### Exercise objective
Go through the material below and report how many lines contain "React". Give only the number.

━━━ Given material ━━━

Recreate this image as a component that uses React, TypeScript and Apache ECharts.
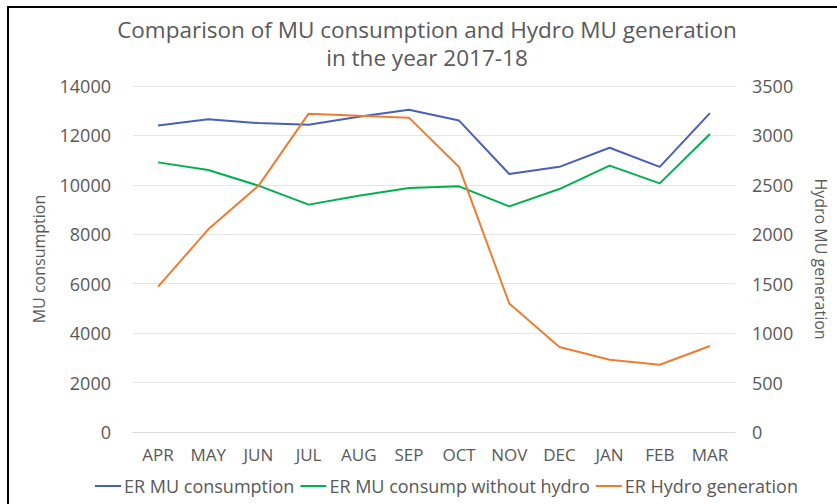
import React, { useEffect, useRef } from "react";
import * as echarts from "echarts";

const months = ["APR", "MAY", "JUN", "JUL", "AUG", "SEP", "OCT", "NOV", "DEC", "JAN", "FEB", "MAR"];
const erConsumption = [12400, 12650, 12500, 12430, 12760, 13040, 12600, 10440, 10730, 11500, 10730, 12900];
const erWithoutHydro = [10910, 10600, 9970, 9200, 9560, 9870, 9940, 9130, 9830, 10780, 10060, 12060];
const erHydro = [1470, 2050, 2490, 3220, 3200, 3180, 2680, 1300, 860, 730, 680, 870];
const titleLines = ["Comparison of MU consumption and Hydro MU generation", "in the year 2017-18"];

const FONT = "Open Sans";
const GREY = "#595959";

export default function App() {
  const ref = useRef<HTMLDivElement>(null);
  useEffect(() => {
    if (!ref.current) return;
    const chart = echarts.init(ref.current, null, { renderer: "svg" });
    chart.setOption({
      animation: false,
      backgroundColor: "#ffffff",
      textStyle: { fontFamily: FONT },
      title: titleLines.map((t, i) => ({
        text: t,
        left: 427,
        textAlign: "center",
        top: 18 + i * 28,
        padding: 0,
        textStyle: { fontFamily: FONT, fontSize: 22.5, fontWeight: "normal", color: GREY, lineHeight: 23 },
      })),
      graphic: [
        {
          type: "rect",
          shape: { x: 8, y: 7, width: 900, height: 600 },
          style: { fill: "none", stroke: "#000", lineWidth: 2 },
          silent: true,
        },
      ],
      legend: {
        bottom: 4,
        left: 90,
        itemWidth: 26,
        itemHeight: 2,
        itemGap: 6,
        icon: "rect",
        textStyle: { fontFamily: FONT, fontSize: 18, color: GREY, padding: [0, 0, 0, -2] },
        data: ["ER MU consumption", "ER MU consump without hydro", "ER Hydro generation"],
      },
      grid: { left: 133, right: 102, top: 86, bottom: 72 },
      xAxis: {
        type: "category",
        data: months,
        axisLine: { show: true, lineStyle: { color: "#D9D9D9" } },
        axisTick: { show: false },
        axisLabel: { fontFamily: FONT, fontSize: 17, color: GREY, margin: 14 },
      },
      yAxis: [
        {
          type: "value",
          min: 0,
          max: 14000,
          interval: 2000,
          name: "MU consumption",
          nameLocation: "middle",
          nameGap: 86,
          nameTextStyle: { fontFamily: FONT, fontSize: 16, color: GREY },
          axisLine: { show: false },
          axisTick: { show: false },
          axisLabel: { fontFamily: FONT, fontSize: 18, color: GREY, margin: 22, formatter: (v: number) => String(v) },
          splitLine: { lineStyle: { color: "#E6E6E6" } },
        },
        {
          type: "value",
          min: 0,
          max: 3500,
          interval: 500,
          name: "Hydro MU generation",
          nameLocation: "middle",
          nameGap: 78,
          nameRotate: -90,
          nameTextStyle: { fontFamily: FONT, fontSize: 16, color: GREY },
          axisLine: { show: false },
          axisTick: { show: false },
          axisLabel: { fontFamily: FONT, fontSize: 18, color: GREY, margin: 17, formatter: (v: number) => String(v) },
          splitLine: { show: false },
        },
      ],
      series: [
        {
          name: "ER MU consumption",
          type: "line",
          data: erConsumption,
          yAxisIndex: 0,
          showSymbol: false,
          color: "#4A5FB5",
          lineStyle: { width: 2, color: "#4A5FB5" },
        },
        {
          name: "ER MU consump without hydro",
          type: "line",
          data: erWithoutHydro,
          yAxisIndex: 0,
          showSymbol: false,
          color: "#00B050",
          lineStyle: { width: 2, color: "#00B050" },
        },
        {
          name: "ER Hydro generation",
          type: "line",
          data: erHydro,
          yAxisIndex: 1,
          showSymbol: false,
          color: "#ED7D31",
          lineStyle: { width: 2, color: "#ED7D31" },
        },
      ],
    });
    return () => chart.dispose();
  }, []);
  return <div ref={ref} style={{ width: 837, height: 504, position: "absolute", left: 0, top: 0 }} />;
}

━━━

### Result below
2